Measurements and Currency Of Ancient Greece:

Length and Distance:
finger: c. 1.9 cm (a finger’s breadth, not the length of a finger)
palm: 4 fingers, c. 7.6 cm
hand: 5 fingers, c. 9.5 cm
foot: 16 fingers, c. 32 cm (this is the Olympic foot, supposedly based on the length of Heracles’ foot; the Attic foot was c. 30 cm)

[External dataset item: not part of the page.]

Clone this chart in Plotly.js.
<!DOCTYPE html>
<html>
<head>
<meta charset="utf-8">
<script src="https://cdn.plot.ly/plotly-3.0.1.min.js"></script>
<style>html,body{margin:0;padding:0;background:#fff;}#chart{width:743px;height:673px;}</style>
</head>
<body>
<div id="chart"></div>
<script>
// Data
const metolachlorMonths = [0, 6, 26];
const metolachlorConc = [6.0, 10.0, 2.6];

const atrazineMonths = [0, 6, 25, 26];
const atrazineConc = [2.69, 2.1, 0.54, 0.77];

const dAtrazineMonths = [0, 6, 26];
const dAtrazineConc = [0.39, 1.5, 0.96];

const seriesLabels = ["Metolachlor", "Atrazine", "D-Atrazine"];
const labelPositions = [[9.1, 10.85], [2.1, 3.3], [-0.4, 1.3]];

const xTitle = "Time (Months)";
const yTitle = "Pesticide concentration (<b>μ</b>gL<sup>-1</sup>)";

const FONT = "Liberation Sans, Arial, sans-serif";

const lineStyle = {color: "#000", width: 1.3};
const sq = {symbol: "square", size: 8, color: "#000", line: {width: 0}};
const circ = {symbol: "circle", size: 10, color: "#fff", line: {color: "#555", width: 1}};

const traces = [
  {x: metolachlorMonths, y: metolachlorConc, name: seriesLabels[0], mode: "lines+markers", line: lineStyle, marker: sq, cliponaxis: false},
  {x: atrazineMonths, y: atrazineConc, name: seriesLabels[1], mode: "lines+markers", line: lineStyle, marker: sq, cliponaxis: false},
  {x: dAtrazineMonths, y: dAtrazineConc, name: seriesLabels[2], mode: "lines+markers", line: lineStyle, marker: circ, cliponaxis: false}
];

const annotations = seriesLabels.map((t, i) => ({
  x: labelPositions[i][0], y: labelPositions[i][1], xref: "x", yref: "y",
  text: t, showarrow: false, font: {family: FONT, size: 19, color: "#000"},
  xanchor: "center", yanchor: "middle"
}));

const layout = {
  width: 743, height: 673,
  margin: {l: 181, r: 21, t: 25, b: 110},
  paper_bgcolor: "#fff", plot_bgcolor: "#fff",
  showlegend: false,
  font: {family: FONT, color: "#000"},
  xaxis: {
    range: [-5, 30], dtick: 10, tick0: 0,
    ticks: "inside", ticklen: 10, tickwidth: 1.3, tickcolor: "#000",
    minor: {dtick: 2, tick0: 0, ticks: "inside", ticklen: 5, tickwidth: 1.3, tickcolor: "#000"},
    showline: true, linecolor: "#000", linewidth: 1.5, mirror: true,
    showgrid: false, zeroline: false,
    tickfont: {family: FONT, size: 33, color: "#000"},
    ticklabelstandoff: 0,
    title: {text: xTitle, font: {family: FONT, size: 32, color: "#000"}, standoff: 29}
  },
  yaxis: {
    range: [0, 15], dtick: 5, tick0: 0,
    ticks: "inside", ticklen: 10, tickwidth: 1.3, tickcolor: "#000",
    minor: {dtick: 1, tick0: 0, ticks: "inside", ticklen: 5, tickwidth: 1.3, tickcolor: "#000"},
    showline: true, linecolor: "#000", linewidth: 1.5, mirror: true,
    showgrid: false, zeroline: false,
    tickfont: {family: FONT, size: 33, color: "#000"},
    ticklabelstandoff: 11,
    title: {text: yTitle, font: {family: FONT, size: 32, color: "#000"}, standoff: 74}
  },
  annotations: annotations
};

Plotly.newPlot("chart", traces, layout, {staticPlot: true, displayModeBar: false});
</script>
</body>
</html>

pygon: 20 fingers, c. 38 cm
cubit: 24 fingers, c. 46 cm
royal cubit: 27 fingers, c. 52 cm
fathom: 6 feet, c. 1.9 m
plethron: 100 feet, c. 30 m
stade: 600 feet, c. 192 m
parasang: (Persian) equivalent to 30 stades, c. 5.5 km
schoenus: (Egyptian) variously equivalent to 30, 60 or 120 stades in Egypt; outside Egypt it was most commonly equivalent to 30 stades

Volume:
cotyle: varies between 210 and 330 ml
choenix: 4 cotylae; in Athens, it measured a single man’s daily ration of grain
medimnus: 48 choenixes
amphora: (of liquid) equivalent to 144 cotylae
Laconian quart: (of liquid) estimated at anything between 9 and 25 litres

Currency:
drachma: a silver coin roughly equivalent to the daily wage for a skilled worker
stater: a silver coin worth variously 2 or 4 drachmas”

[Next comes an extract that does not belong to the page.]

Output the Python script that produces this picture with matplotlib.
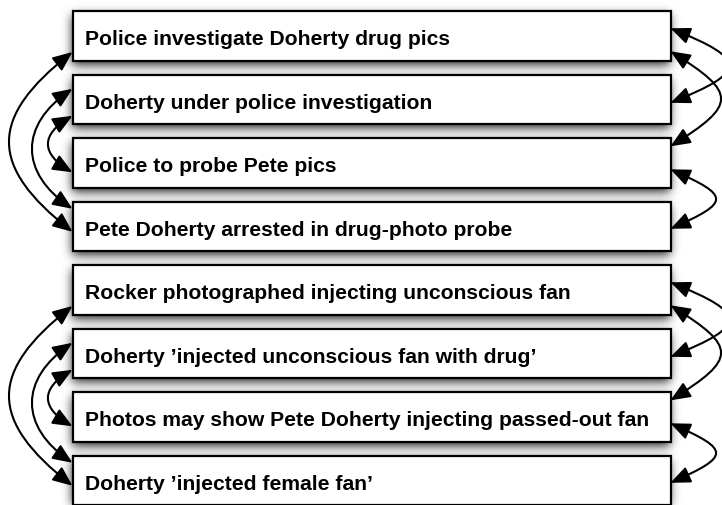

Daric stater: a Persian gold coin, worth roughly ten times its silver equivalent
mina: (originally a Near Eastern unit of weight) equivalent in Greece to 100 drachmas
talent: a bar of silver, the value of which depended on the locality issuing it; it also served as a measurement of mass
The Euboïc talent was worth 6,000 drachmas and weighed 26 kg; its Babylonian equivalent weighed in at 30 kg. Herodotus himself gives an exchange rate for the Euboic and Babylonian talents.